- Problem details
Filter the entries and keep only the lines where the string "that" appears.

- Task data

## START

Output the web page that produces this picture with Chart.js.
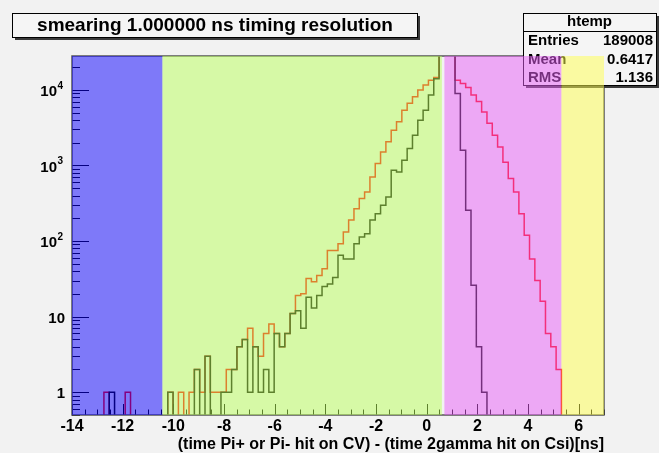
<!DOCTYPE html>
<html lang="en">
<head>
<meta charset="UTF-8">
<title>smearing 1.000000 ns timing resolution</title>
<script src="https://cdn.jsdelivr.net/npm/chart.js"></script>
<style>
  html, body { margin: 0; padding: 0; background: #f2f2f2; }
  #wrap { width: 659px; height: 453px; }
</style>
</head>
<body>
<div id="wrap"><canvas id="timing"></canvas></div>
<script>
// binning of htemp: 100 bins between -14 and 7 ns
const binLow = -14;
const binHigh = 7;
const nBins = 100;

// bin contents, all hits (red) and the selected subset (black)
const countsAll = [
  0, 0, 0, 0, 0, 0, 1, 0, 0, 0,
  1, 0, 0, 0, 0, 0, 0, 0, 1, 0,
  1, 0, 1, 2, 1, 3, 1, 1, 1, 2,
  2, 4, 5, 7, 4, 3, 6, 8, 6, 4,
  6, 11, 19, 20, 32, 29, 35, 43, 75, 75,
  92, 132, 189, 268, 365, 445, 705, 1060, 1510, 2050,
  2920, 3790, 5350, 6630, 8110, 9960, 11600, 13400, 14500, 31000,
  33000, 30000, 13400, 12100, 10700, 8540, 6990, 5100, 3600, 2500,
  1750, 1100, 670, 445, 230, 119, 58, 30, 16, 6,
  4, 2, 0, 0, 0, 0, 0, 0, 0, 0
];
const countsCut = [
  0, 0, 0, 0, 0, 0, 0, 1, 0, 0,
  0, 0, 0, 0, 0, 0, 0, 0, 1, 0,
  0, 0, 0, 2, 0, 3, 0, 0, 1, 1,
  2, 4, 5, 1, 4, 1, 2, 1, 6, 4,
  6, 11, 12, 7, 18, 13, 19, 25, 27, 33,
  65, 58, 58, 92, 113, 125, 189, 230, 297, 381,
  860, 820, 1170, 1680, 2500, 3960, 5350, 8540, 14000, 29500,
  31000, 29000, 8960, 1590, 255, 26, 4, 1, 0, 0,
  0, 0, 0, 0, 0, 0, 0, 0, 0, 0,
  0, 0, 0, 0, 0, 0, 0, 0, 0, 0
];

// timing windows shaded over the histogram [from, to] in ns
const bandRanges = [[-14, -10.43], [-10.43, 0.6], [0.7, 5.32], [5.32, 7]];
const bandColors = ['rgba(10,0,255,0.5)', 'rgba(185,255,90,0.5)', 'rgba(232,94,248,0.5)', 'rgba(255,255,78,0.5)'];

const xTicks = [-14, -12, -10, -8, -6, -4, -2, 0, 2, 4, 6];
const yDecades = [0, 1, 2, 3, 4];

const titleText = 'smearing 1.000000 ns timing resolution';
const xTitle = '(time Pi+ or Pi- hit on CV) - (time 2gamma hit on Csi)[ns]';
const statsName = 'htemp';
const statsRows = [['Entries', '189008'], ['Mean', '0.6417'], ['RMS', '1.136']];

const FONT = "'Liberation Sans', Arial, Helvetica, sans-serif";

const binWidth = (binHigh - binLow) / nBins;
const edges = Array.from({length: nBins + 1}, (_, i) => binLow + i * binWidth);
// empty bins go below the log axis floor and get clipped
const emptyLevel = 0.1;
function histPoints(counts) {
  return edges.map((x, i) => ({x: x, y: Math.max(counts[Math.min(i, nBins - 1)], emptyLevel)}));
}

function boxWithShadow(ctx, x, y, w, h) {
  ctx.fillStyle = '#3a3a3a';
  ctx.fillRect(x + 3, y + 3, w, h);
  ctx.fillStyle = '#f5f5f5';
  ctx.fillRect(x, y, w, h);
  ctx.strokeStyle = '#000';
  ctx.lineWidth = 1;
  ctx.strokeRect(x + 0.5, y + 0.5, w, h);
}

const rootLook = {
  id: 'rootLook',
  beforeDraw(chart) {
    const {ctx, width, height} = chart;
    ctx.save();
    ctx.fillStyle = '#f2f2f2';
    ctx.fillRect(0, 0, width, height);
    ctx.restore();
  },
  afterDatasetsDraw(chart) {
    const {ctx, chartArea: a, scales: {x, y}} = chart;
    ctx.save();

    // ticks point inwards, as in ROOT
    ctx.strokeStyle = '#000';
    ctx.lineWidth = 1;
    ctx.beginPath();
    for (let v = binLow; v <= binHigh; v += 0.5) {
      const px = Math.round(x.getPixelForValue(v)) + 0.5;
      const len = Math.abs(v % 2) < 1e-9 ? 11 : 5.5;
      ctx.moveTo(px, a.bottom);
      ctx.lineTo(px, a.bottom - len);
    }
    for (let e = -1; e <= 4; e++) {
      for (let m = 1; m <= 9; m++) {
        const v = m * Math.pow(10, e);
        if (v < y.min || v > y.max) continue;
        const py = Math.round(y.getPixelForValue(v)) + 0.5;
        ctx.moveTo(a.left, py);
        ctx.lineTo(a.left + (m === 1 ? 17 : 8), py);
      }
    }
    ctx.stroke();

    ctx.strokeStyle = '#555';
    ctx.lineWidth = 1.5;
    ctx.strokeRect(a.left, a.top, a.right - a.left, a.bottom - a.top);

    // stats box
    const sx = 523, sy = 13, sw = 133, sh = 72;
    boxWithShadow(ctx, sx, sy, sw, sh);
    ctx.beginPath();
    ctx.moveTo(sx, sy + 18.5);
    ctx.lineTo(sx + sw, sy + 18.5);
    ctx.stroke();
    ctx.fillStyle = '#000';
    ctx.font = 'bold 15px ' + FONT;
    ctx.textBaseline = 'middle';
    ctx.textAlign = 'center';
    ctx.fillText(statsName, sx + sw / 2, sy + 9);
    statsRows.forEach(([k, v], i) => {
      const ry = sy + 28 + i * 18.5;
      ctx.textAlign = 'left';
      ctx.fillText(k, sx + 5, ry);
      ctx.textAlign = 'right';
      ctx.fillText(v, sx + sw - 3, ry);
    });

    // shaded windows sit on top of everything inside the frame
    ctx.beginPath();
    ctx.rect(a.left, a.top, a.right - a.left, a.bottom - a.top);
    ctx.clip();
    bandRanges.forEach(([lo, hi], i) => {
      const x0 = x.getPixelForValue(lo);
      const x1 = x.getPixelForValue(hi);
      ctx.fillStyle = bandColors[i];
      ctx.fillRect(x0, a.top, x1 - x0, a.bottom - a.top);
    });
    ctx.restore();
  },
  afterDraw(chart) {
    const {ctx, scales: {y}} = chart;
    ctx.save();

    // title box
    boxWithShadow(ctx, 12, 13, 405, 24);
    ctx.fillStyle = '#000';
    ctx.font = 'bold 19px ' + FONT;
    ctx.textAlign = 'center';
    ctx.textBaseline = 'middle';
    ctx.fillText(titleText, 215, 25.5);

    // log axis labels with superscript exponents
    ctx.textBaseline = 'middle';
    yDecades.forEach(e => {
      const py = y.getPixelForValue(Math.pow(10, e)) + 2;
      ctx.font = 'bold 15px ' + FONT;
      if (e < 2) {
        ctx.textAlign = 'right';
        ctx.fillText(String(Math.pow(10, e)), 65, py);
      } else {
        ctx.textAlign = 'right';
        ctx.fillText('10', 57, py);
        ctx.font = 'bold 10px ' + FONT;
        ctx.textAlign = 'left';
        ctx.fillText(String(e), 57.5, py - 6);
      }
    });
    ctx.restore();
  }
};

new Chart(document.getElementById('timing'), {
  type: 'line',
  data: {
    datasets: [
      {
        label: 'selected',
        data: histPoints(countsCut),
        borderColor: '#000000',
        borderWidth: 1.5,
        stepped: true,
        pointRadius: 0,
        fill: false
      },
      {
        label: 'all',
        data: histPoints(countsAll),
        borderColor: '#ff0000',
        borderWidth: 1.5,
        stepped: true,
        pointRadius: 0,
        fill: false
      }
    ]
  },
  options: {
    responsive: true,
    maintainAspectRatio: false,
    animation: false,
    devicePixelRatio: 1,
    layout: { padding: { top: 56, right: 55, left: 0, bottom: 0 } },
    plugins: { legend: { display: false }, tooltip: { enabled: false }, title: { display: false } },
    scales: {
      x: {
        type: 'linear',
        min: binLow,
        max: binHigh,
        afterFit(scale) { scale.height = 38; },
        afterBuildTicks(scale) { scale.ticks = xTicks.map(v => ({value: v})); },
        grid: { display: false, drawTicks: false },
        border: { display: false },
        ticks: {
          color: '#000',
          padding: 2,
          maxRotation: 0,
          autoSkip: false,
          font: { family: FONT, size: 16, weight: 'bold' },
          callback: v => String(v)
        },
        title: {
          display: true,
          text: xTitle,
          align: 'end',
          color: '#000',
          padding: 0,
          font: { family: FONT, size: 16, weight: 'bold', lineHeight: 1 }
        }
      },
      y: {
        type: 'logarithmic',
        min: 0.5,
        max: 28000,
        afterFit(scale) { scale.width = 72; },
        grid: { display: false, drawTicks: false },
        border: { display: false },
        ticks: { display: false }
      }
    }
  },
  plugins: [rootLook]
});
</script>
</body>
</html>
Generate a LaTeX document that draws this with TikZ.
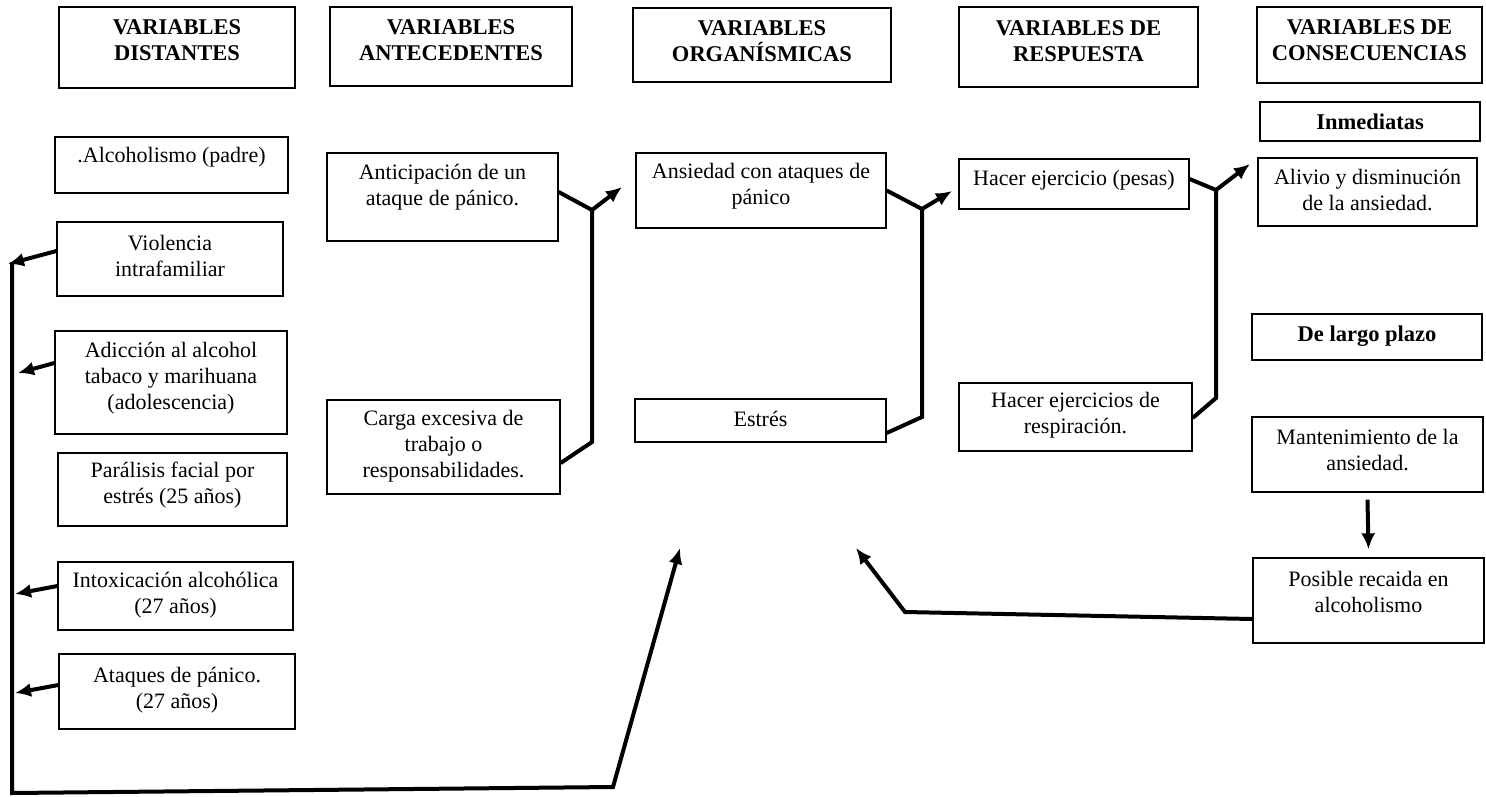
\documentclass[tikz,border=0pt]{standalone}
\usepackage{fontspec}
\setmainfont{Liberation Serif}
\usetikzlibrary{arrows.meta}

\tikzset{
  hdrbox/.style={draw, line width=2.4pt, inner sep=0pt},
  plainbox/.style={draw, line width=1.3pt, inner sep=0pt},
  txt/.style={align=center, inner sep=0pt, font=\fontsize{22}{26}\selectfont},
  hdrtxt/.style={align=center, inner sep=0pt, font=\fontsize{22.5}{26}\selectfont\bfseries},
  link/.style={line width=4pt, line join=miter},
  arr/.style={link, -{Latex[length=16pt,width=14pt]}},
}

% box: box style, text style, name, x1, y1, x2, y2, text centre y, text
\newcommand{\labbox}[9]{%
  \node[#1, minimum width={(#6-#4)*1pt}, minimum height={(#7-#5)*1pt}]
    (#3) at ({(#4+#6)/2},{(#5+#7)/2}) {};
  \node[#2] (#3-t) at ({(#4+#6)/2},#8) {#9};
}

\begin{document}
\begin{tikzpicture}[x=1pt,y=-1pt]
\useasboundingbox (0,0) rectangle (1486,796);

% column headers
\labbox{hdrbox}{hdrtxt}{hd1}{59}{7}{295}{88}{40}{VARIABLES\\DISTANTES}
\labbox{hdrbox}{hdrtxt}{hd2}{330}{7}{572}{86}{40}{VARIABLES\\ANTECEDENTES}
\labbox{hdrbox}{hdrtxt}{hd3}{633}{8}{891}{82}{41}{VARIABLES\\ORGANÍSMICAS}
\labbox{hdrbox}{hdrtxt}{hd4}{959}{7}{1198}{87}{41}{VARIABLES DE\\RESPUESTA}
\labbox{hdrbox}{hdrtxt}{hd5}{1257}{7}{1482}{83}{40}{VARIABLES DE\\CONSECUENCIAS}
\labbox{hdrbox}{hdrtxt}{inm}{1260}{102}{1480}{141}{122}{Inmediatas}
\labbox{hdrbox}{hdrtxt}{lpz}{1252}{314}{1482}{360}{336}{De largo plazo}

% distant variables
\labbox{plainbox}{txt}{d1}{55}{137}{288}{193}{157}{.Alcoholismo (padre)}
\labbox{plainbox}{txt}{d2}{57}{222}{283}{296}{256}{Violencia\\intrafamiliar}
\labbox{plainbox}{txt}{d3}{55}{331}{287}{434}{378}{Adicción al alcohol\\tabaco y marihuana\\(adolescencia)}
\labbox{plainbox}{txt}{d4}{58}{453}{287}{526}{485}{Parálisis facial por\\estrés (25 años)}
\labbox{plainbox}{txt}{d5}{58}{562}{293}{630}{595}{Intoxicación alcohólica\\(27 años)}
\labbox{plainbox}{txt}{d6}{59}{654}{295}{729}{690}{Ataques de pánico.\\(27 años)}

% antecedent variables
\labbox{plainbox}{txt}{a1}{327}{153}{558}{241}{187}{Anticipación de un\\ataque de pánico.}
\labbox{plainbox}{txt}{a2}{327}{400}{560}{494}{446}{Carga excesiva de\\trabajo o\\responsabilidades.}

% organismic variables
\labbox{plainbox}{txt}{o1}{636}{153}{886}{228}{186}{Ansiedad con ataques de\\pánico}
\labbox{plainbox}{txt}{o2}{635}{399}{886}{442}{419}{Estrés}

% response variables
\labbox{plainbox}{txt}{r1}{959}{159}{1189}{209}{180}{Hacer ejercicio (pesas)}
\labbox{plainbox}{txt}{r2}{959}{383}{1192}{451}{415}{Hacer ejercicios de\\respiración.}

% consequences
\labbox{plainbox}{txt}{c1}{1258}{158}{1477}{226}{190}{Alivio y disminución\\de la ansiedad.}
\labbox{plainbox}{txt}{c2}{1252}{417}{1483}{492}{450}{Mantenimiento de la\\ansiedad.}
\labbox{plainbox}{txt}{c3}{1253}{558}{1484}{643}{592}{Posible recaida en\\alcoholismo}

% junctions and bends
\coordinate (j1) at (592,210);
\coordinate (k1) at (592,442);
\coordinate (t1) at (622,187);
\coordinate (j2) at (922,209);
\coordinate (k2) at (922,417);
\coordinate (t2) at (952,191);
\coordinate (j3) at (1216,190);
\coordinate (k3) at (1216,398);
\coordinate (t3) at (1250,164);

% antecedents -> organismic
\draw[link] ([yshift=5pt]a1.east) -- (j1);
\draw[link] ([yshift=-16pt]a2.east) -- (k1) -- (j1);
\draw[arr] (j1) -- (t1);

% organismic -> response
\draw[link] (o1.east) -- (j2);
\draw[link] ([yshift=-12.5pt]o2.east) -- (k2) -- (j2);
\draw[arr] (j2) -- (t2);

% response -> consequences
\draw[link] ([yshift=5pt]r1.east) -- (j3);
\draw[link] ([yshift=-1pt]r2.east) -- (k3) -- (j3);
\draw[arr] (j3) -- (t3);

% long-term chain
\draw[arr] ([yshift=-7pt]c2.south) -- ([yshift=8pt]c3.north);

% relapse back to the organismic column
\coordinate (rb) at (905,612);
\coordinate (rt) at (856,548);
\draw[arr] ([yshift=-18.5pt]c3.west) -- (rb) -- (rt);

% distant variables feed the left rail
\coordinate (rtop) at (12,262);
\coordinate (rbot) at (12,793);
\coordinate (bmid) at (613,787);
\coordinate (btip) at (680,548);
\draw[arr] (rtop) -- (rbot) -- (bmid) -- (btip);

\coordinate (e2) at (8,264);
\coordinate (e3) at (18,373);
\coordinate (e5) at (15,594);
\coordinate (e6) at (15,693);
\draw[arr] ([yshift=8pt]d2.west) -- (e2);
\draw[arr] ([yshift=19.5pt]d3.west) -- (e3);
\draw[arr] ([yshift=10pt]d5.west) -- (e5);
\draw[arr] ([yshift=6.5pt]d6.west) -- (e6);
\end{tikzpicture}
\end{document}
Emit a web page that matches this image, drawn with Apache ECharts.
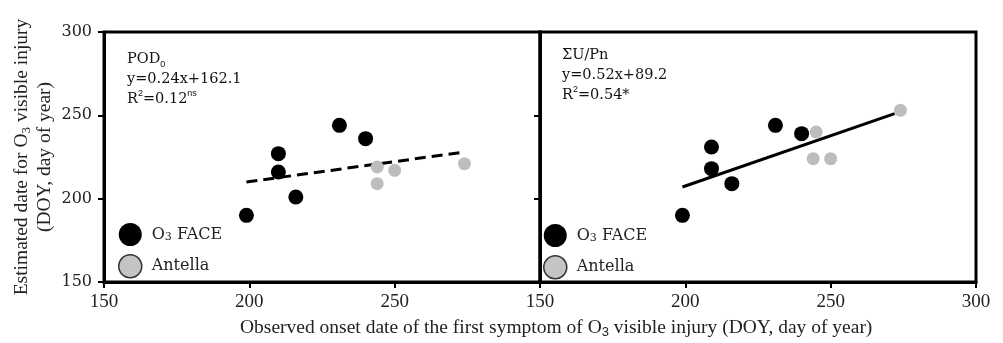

## END

- Complete answer
Output the web page that produces this picture with Chart.js.
Generate a LaTeX document that draws this with TikZ.
Emit a web page that matches this image, drawn with Apache ECharts.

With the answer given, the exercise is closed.